- Supplied data -
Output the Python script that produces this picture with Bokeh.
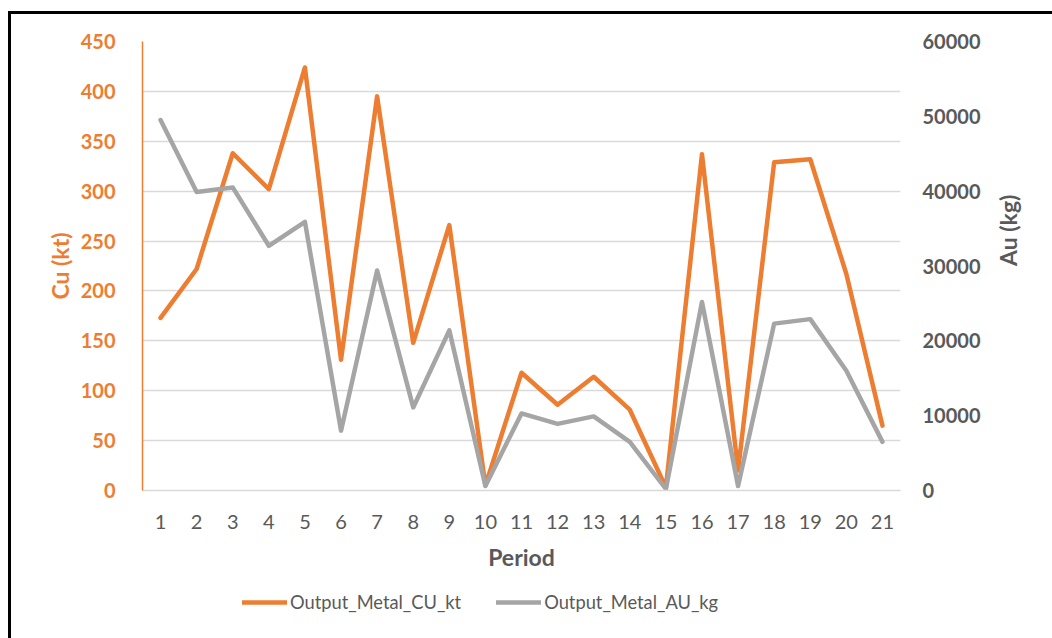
import math
from bokeh.plotting import figure
from bokeh.layouts import column
from bokeh.models import LinearAxis, Range1d, Legend, LegendItem, FixedTicker
from bokeh.embed import file_html
from bokeh.resources import INLINE

periods = [str(i) for i in range(1, 22)]
cu_kt = [173, 222, 338, 302, 424, 131, 395, 148, 266, 5, 118, 86, 114, 81, 3, 337, 20, 329, 332, 217, 65]
au_kg = [49500, 39900, 40500, 32700, 35900, 8000, 29400, 11100, 21400, 600, 10300, 8900, 9900, 6500, 200, 25200, 600, 22300, 22900, 16000, 6500]
cu_ticks = [0, 50, 100, 150, 200, 250, 300, 350, 400, 450]
au_ticks = [0, 10000, 20000, 30000, 40000, 50000, 60000]
series_names = ["Output_Metal_CU_kt", "Output_Metal_AU_kg"]

ORANGE = "#ED7D31"
GRAY = "#A5A5A5"
TXT = "#595959"
FONT = "Lato"

p = figure(width=1041, height=560, x_range=periods, y_range=Range1d(0, 450),
           output_backend="svg", toolbar_location=None,
           min_border_left=131, min_border_right=152, min_border_top=27, min_border_bottom=84)
p.x_range.range_padding = 0
p.extra_y_ranges = {"au": Range1d(0, 60000)}
p.outline_line_color = None
p.xgrid.grid_line_color = None
p.ygrid.grid_line_color = "#D9D9D9"
p.ygrid.grid_line_width = 1.5
p.ygrid.ticker = FixedTicker(ticks=cu_ticks)

p.line(periods, cu_kt, line_color=ORANGE, line_width=4.5, line_join="round", line_cap="round")
p.line(periods, au_kg, y_range_name="au", line_color=GRAY, line_width=4.5, line_join="round", line_cap="round")

# x axis
xa = p.xaxis[0]
xa.axis_label = "Period"
xa.axis_label_text_font = FONT
xa.axis_label_text_font_style = "bold"
xa.axis_label_text_font_size = "23px"
xa.axis_label_text_color = TXT
xa.axis_label_standoff = 11
xa.major_label_text_font = FONT
xa.major_label_text_font_size = "20px"
xa.major_label_text_color = TXT
xa.major_label_standoff = 18
xa.axis_line_color = "#D9D9D9"
xa.axis_line_width = 1.5
xa.major_tick_line_color = None
xa.minor_tick_line_color = None

# left axis
ya = p.yaxis[0]
ya.ticker = FixedTicker(ticks=cu_ticks)
ya.axis_label = "Cu (kt)"
ya.axis_label_text_font = FONT
ya.axis_label_text_font_style = "bold"
ya.axis_label_text_font_size = "23px"
ya.axis_label_text_color = ORANGE
ya.axis_label_standoff = 4
ya.major_label_text_font = FONT
ya.major_label_text_font_style = "bold"
ya.major_label_text_font_size = "20px"
ya.major_label_text_color = ORANGE
ya.major_label_standoff = 21
ya.axis_line_color = ORANGE
ya.axis_line_width = 1.5
ya.major_tick_line_color = None
ya.minor_tick_line_color = None

# right axis (tick labels)
ra = LinearAxis(y_range_name="au", ticker=FixedTicker(ticks=au_ticks))
ra.major_label_text_font = FONT
ra.major_label_text_font_style = "bold"
ra.major_label_text_font_size = "20px"
ra.major_label_text_color = TXT
ra.major_label_standoff = 16
ra.axis_line_color = None
ra.major_tick_line_color = None
ra.minor_tick_line_color = None
p.add_layout(ra, "right")

# right axis title (bottom-to-top); bounds shift its anchor so the text is centred
rt = LinearAxis(y_range_name="au", ticker=FixedTicker(ticks=[]), bounds=(0, 50000))
rt.axis_label = "Au (kg)"
rt.axis_label_orientation = math.pi / 2
rt.axis_label_text_font = FONT
rt.axis_label_text_font_style = "bold"
rt.axis_label_text_font_size = "23px"
rt.axis_label_text_color = TXT
rt.axis_label_standoff = 24
rt.axis_line_color = None
rt.major_tick_line_color = None
rt.minor_tick_line_color = None
p.add_layout(rt, "right")

# legend strip: swatch renderers sit outside this strip's visible range
lf = figure(width=1041, height=64, x_range=periods, y_range=Range1d(-2, -1),
            output_backend="svg", toolbar_location=None,
            x_axis_location=None, y_axis_location=None,
            min_border_left=0, min_border_right=0, min_border_top=0, min_border_bottom=0)
lf.grid.visible = False
lf.outline_line_color = None
s1 = lf.line(periods, cu_kt, line_color=ORANGE, line_width=4.5, line_cap="round")
s2 = lf.line(periods, au_kg, line_color=GRAY, line_width=4.5, line_cap="round")
legend = Legend(items=[LegendItem(label=series_names[0], renderers=[s1]),
                       LegendItem(label=series_names[1], renderers=[s2])],
                orientation="horizontal", location=(100, 25),
                glyph_width=45, glyph_height=20, label_standoff=3, spacing=35,
                padding=0, margin=0, border_line_color=None, background_fill_alpha=0,
                label_text_font=FONT, label_text_font_size="18.3px", label_text_color=TXT)
lf.add_layout(legend, "center")

layout = column(p, lf, spacing=0, margin=(11, 0, 0, 8))
layout.styles = {"border-left": "3px solid black", "border-top": "3px solid black"}

open("out.html", "w").write(file_html(layout, INLINE))
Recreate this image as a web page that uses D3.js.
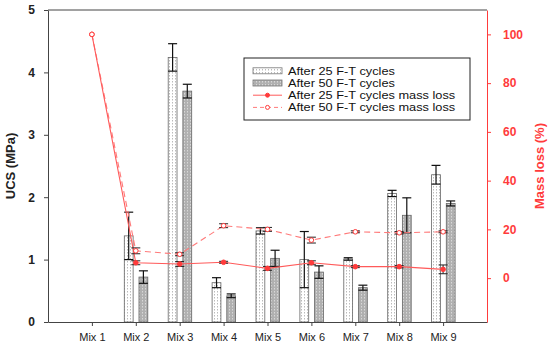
<!DOCTYPE html>
<html><head><meta charset="utf-8">
<script src="https://cdn.jsdelivr.net/npm/d3@7"></script>
<style>
body{margin:0;background:#fff;}
text{font-family:"Liberation Sans",Arial,sans-serif;}
</style></head>
<body><svg id="c" width="550" height="350"></svg>
<script>
const categories = ["Mix 1","Mix 2","Mix 3","Mix 4","Mix 5","Mix 6","Mix 7","Mix 8","Mix 9"];
const ucs25    = [null, 1.38, 4.24, 0.63, 1.46, 1.00, 1.01, 2.06, 2.36];
const ucs25Err = [null, 0.38, 0.22, 0.08, 0.05, 0.45, 0.02, 0.05, 0.15];
const ucs50    = [null, 0.72, 3.70, 0.42, 1.02, 0.80, 0.55, 1.71, 1.90];
const ucs50Err = [null, 0.10, 0.11, 0.03, 0.13, 0.10, 0.04, 0.28, 0.04];
const mass25    = [100, 6.3, 5.8, 6.5, 4.0, 6.3, 4.7, 4.7, 3.6];
const mass25Err = [0, 0.8, 1.0, 0.4, 0.8, 0.8, 0.4, 0.5, 1.8];
const mass50    = [100, 11.2, 9.8, 21.5, 20.0, 15.6, 19.0, 18.6, 19.0];
const mass50Err = [0, 1.2, 0.6, 0.8, 0.8, 1.2, 0.4, 0.5, 0.4];
const leftTicks = [0,1,2,3,4,5];
const rightTicks = [0,20,40,60,80,100];
const legendLabels = ["After 25 F-T cycles","After 50 F-T cycles","After 25 F-T cycles mass loss","After 50 F-T cycles mass loss"];

const RED = "#ff3b3b", LINE = "#ff5a5a", LINE2 = "#ff7a7a", AX = "#444";
const L = 48, R = 487, T = 10, B = 322;
const svg = d3.select("#c");

const defs = svg.append("defs");
const p1 = defs.append("pattern").attr("id","pw").attr("patternUnits","userSpaceOnUse").attr("width",3).attr("height",3);
p1.append("rect").attr("width",3).attr("height",3).attr("fill","#fff");
p1.append("rect").attr("x",1).attr("y",0).attr("width",1).attr("height",1.5).attr("fill","#bbb");
const p2 = defs.append("pattern").attr("id","pg").attr("patternUnits","userSpaceOnUse").attr("width",3).attr("height",3);
p2.append("rect").attr("width",3).attr("height",3).attr("fill","#b0b0b0");
p2.append("rect").attr("x",1).attr("y",0).attr("width",1).attr("height",1.5).attr("fill","#d8d8d8");

const x = d3.scaleLinear().domain([0, categories.length + 1]).range([L, R]);
const cx = i => x(i + 1);
const sub = d3.scaleBand().domain(["25","50"]).range([-11.5, 12]).paddingInner(0.4);
const y = d3.scaleLinear().domain([0,5]).range([B, T]);
const y2 = d3.scaleLinear().domain([-18, 110]).range([B, T]);

// frame
svg.append("line").attr("x1",L).attr("x2",R).attr("y1",T).attr("y2",T).attr("stroke",AX);

// bars
function drawBars(vals, errs, key, fill) {
  const g = svg.append("g");
  vals.forEach((v, i) => {
    if (v == null) return;
    const x0 = cx(i) + sub(key), w = sub.bandwidth();
    g.append("rect").attr("x",x0).attr("y",y(v)).attr("width",w).attr("height",y(0)-y(v))
      .attr("fill",fill).attr("stroke","#666").attr("stroke-width",0.8);
    const m = x0 + w/2, e = errs[i];
    g.append("line").attr("x1",m).attr("x2",m).attr("y1",y(v+e)).attr("y2",y(v-e)).attr("stroke","#111").attr("stroke-width",1.2);
    [v+e, v-e].forEach(t => g.append("line").attr("x1",m-4.5).attr("x2",m+4.5).attr("y1",y(t)).attr("y2",y(t)).attr("stroke","#111").attr("stroke-width",1.2));
  });
}
drawBars(ucs25, ucs25Err, "25", "url(#pw)");
drawBars(ucs50, ucs50Err, "50", "url(#pg)");

// mass loss lines
const line = d3.line().x((d,i) => cx(i)).y(d => y2(d));
svg.append("path").datum(mass50).attr("d", line).attr("fill","none").attr("stroke",LINE2).attr("stroke-width",1.1).attr("stroke-dasharray","6,4");
svg.append("path").datum(mass25).attr("d", line).attr("fill","none").attr("stroke",LINE).attr("stroke-width",1.1);

function drawErr(vals, errs) {
  vals.forEach((v,i) => {
    const e = errs[i]; if (!e) return;
    const m = cx(i);
    svg.append("line").attr("x1",m).attr("x2",m).attr("y1",y2(v+e)).attr("y2",y2(v-e)).attr("stroke","#222").attr("stroke-width",1);
    [v+e, v-e].forEach(t => svg.append("line").attr("x1",m-4.5).attr("x2",m+4.5).attr("y1",y2(t)).attr("y2",y2(t)).attr("stroke","#222").attr("stroke-width",1));
  });
}
drawErr(mass25, mass25Err);
drawErr(mass50, mass50Err);
svg.append("g").selectAll("circle").data(mass25).join("circle")
  .attr("cx",(d,i)=>cx(i)).attr("cy",d=>y2(d)).attr("r",2.3).attr("fill",RED).attr("stroke",RED);
svg.append("g").selectAll("circle").data(mass50).join("circle")
  .attr("cx",(d,i)=>cx(i)).attr("cy",d=>y2(d)).attr("r",2.3).attr("fill","#fff").attr("stroke",RED).attr("stroke-width",1);

// axes
const ax = svg.append("g").attr("transform",`translate(0,${B})`)
  .call(d3.axisBottom(x).tickValues(categories.map((c,i)=>i+1)).tickFormat(d=>categories[d-1]).tickSize(4).tickSizeOuter(0).tickPadding(7));
ax.select(".domain").attr("stroke",AX);
ax.selectAll(".tick line").attr("stroke",AX);
ax.selectAll("text").attr("font-size",11).attr("fill","#222").attr("font-family","Liberation Sans, Arial");

const ay = svg.append("g").attr("transform",`translate(${L},0)`)
  .call(d3.axisLeft(y).tickValues(leftTicks).tickFormat(d3.format("d")).tickSize(4).tickSizeOuter(0).tickPadding(9));
ay.select(".domain").attr("stroke",AX);
ay.selectAll(".tick line").attr("stroke",AX);
ay.selectAll("text").attr("font-size",12).attr("font-weight","bold").attr("fill","#222").attr("font-family","Liberation Sans, Arial");

const ar = svg.append("g").attr("transform",`translate(${R},0)`)
  .call(d3.axisRight(y2).tickValues(rightTicks).tickFormat(d3.format("d")).tickSize(4).tickSizeOuter(0).tickPadding(12));
ar.select(".domain").attr("stroke",RED);
ar.selectAll(".tick line").attr("stroke",RED);
ar.selectAll("text").attr("font-size",12).attr("font-weight","bold").attr("fill",RED).attr("font-family","Liberation Sans, Arial");

svg.append("text").attr("transform",`translate(15,${(T+B)/2}) rotate(-90)`).attr("text-anchor","middle")
  .attr("font-size",13).attr("font-weight","bold").attr("fill","#222").text("UCS (MPa)");
svg.append("text").attr("transform",`translate(544,${(T+B)/2}) rotate(-90)`).attr("text-anchor","middle")
  .attr("font-size",13).attr("font-weight","bold").attr("fill",RED).text("Mass loss (%)");

// legend
const lg = svg.append("g");
lg.append("rect").attr("x",244).attr("y",58).attr("width",226).attr("height",62).attr("fill","#fff").attr("stroke","#222").attr("stroke-width",1);
legendLabels.forEach((t,i) => {
  const yy = 70.8 + i*12.2;
  if (i < 2) {
    lg.append("rect").attr("x",253).attr("y",yy-3).attr("width",29).attr("height",6)
      .attr("fill", i===0 ? "url(#pw)" : "url(#pg)").attr("stroke","#777").attr("stroke-width",0.8);
  } else {
    lg.append("line").attr("x1",253).attr("x2",282).attr("y1",yy).attr("y2",yy).attr("stroke",i===2?LINE:LINE2)
      .attr("stroke-dasharray", i===2 ? null : "4,3");
    lg.append("circle").attr("cx",267.5).attr("cy",yy).attr("r",2).attr("fill",i===2?RED:"#fff").attr("stroke",RED);
  }
  const tx = lg.append("text").attr("x",288).attr("y",yy).attr("dy","0.35em").attr("font-size",11.3).attr("fill","#111").text(t);
  const w = tx.node().getComputedTextLength();
  tx.attr("textLength", w*1.13).attr("lengthAdjust","spacingAndGlyphs");
});
</script></body></html>
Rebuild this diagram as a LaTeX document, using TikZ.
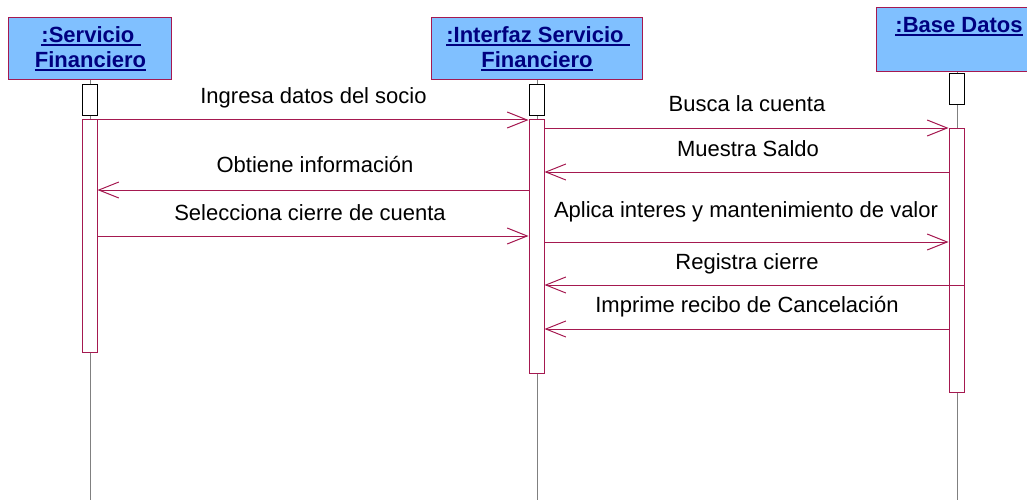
\documentclass[tikz,border=0pt]{standalone}
\usepackage{fontspec}
\setmainfont{Liberation Sans}
\usetikzlibrary{arrows.meta}
\definecolor{crim}{RGB}{165,25,80}
\definecolor{headblue}{RGB}{128,192,255}
\definecolor{ttlnavy}{RGB}{0,0,128}
\newcommand\myul[1]{\setbox0\hbox{#1}\rlap{\rule[-2.8pt]{\wd0}{1.6pt}}\box0}
\tikzset{
 head/.style={draw=crim, fill=headblue, line width=1.3pt, inner sep=0pt, anchor=north west},
 ttl/.style={font=\fontsize{22}{25}\selectfont\bfseries, text=ttlnavy, anchor=base, inner sep=0pt},
 ctrl/.style={draw=black, fill=white, line width=1pt, minimum width=15pt, minimum height=31pt, inner sep=0pt, anchor=north},
 act/.style={draw=crim, fill=white, line width=1pt, minimum width=15pt, inner sep=0pt, anchor=north},
 life/.style={draw=gray, line width=1pt},
 msg/.style={draw=crim, line width=1pt, -{Straight Barb[length=20pt,width=16pt,line width=1pt]}},
 lbl/.style={font=\fontsize{22}{25}\selectfont, anchor=base, inner sep=0pt},
}
\begin{document}
\begin{tikzpicture}[x=1pt,y=-1pt]
\useasboundingbox (0,0) rectangle (1027,500);
\clip (0,0) rectangle (1027,500);
% headers
\node[head, minimum width=163pt, minimum height=62pt] (h1) at (8,17) {};
\node[head, minimum width=211pt, minimum height=62pt] (h2) at (431,17) {};
\node[head, minimum width=161pt, minimum height=64pt] (h3) at (876,7) {};
\node[ttl] (t1a) at (91,43) {\myul{:Servicio\ }};
\node[ttl] (t1b) at (90.5,68) {\myul{Financiero}};
\node[ttl] (t2a) at (538,43) {\myul{:Interfaz Servicio\ }};
\node[ttl] (t2b) at (537,68) {\myul{Financiero}};
\node[ttl] (t3a) at (959,33) {\myul{:Base Datos}};
% lifelines
\draw[life] (h1.south) -- (h1.south |- 0,500);
\draw[life] (h2.south) -- (h2.south |- 0,500);
\draw[life] (h3.south) -- (h3.south |- 0,500);
% control boxes
\node[ctrl] (c1) at (89.5,84) {};
\node[ctrl] (c2) at (536.5,84) {};
\node[ctrl] (c3) at (956.5,73) {};
% activations
\node[act, minimum height=233pt] (a1) at (89.5,119) {};
\node[act, minimum height=254pt] (a2) at (536.5,119) {};
\node[act, minimum height=157pt] (a3a) at (956.5,128) {};
\node[act, minimum height=107pt] (a3b) at (956.5,285) {};
% messages
\draw[msg] (a1.east |- 0,120) -- (a2.west |- 0,120);
\node[lbl] (m1) at (313.5,103) {Ingresa datos del socio};
\draw[msg] (a2.east |- 0,128) -- (a3a.west |- 0,128);
\node[lbl] (m2) at (747,111) {Busca la cuenta};
\draw[msg] (a3a.west |- 0,172) -- (a2.east |- 0,172);
\node[lbl] (m3) at (748,156) {Muestra Saldo};
\draw[msg] (a2.west |- 0,190) -- (a1.east |- 0,190);
\node[lbl] (m4) at (315,172) {Obtiene información};
\draw[msg] (a1.east |- 0,236) -- (a2.west |- 0,236);
\node[lbl] (m5) at (310,220) {Selecciona cierre de cuenta};
\draw[msg] (a2.east |- 0,242) -- (a3a.west |- 0,242);
\node[lbl] (m6) at (746,217) {Aplica interes y mantenimiento de valor};
\draw[msg] (a3b.west |- 0,285) -- (a2.east |- 0,285);
\node[lbl] (m7) at (747,269) {Registra cierre};
\draw[msg] (a3b.west |- 0,329) -- (a2.east |- 0,329);
\node[lbl] (m8) at (747,312) {Imprime recibo de Cancelación};
\end{tikzpicture}
\end{document}
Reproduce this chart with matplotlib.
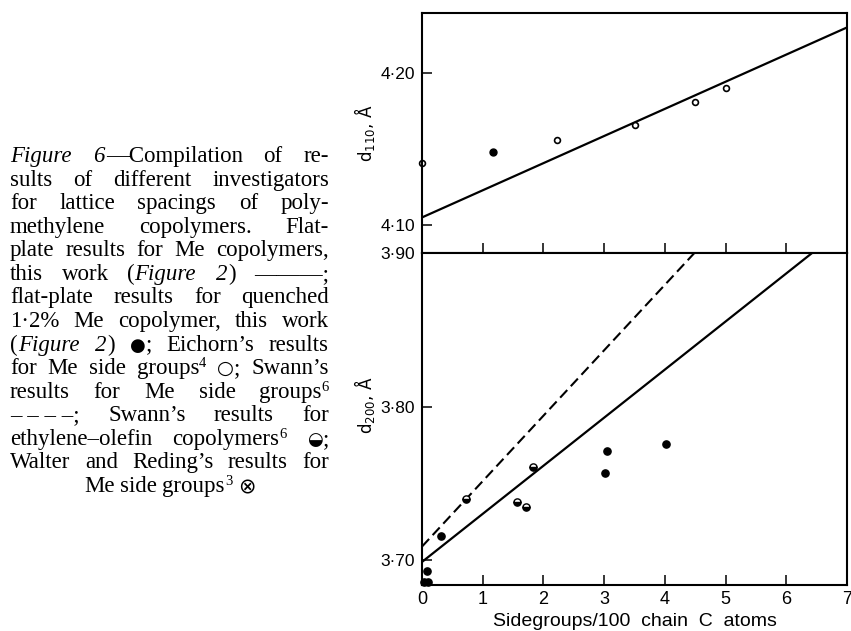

- Exercise prompt -
Going through the data, tally the lines containing "script" and report only the result.

- Result below -
4